You (and the Urban Dictionary, hardly the most scholarly source for etymologies of anything but slang) are making the classic mistake of all of us arrogant anglophones: assuming that our name for something is the original. "Moses" is simply the Greek grammatical and phonetic normalization of the Hebrew name
Mosheh, משה. It's an inflected form of the verb "to draw." Apparently there's a passage in Exodus where a woman says, "I have named him Mosheh because I
drew him out of the water." There's also a minority Talmudic opinion that he was so named because he was going to be a savior, i.e., he will
draw his people out of bondage.
If you want a definitive analysis of the Torah, especially its language, your best bet is to go into a synagogue and pull one out of the pocket in the back of the seat in front of you. One-fourth of each page is the original Hebrew, another fourth is the English translation, and the whole other half is rabbinical arguments. There are usually at least four disagreeing points of view, and one page I saw had seven.

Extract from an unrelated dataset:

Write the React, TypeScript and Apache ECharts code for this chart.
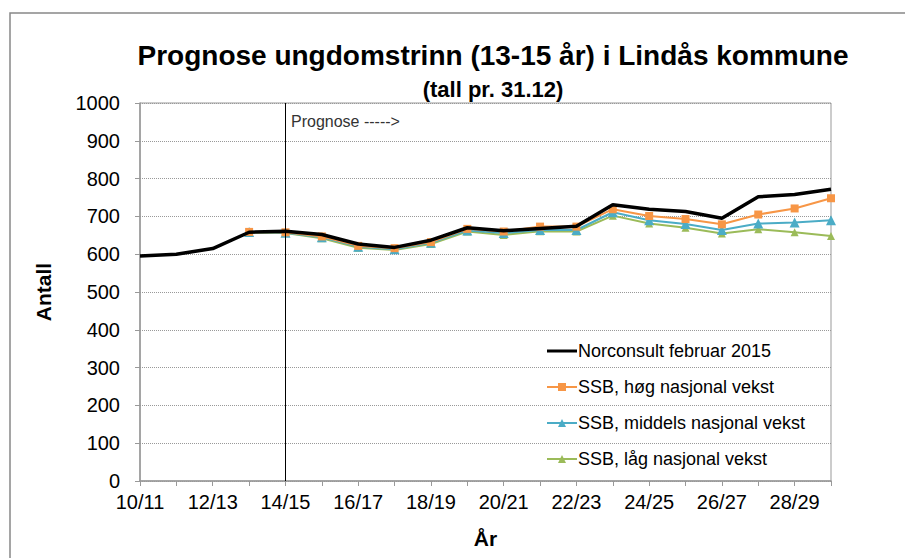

Bear in mind that Egyptian is a one-member subfamily of the Afroasiatic language family, of which Semitic is another subfamily. (Berber, Chadic, Cushitic and Omotic are the other four subfamilies.) Egyptian is chock-full of cognates with Hebrew, Arabic, and the well-attested extinct Semitic languages. In fact these cognates were a great resource in deciphering the language in the first place. The Rosetta Stone clued us into its status as an Afroasiatic language, but it did not provide a very generous glossary.